Linda Lum (author) from Washington State, USA on September 20, 2016:

Bill, you challenged me to write about liver and make it sound good. Can't happen. Somehow, I had a feeling that you held similar thoughts about Brussels sprouts....and I was RIGHT! Aha!

I will accept your refusal to eat your veggies (at least, the sprouts) since you said such nice things about my writing.

Bill Holland from Olympia, WA on September 20, 2016:

Ummmm.....I don't think so, Linda! Nice try, but you aren't getting me to eat my Brussels Sprouts no matter how great you make them sound. LOL But I do love your writing, so it evens out, right?

Linda Lum (author) from Washington State, USA on September 19, 2016:

Eric - You've got me laughing out loud. Can't wait for your next comment.

Eric Dierker from Spring Valley, CA. U.S.A. on September 19, 2016:

OK, Linda, I did not read this article yet. We love those wonderful edibles.

My elder son says it is bad for me to eat them fresh with tons of lemon juice.(gas) My wife cooks them too much is Pho'. Melted cheese or just with sea salt.

Alright now I will read your wonderful article and learn what a neanderthal I have been. -- I'll be back.

Linda Lum (author) from Washington State, USA on September 19, 2016:

Hi Paula - Well, I can see that you certainly don't need any convincing. When I was growing up, the only vegetables my mom cooked were carrots, peas, green beans and (alas) boiled cabbage. Boiled to within an inch of its life. No broccoli, asparagus, kale, greens, or Brussels sprouts. I now love them all.

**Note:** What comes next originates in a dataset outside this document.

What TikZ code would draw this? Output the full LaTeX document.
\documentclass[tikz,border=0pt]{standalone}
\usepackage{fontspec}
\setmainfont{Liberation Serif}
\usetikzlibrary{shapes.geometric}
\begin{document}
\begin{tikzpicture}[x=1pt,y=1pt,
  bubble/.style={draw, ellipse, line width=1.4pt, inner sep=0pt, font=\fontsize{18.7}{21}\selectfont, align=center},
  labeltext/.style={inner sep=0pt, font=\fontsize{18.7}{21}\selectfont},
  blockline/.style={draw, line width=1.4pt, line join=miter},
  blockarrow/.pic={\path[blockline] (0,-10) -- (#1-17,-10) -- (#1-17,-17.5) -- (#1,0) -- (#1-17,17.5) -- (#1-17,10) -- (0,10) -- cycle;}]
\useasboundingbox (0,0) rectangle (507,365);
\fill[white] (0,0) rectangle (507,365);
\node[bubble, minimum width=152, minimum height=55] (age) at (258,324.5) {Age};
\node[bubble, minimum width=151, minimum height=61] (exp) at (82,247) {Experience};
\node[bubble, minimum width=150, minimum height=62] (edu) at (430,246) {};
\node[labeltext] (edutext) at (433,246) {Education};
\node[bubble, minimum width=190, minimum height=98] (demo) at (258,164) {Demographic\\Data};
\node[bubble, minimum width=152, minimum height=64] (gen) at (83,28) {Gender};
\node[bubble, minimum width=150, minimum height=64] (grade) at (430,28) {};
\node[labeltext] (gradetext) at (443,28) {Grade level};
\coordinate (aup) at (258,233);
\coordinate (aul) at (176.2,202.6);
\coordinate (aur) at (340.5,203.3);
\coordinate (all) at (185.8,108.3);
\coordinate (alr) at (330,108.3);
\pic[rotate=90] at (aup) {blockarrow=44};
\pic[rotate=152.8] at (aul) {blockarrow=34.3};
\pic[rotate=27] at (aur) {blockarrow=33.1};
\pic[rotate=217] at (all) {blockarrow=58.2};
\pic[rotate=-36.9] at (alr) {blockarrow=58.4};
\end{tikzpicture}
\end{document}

The key, of course, is all in the preparation. Thanks for stopping by.

Suzie from Carson City on September 19, 2016:

Diva....LOL, the Rodney Dangerfield of vegetables.. I love brussell sprouts. And honestly, everyone who has ever refused to try them is silly. I have often made them for people I'm feeding....and so many have decided that they like them...never knew they would or had them once and didn't like them. But they become Sprouts converts!

Wonderful hub & recipe!

Linda Lum (author) from Washington State, USA on September 19, 2016:

Thanks Flourish. Maybe I should hop into my little nash rambler and head over your way with a bucket of sprouts. You supply the bacon.

BTW, isn't it sad that in our youth our mothers instilled a hatred of certain veggies in us that is still difficult to overcome all these years. For you it was Brussels sprouts (and I'll assume cabbage as well), and for me it was corn.

FlourishAnyway from USA on September 19, 2016:

I've never actually had o e because my mother detests them and had so much to say about them. Then there was the smell -- like a fart factory. But with bacon, hey, anything is possible! I love your writing.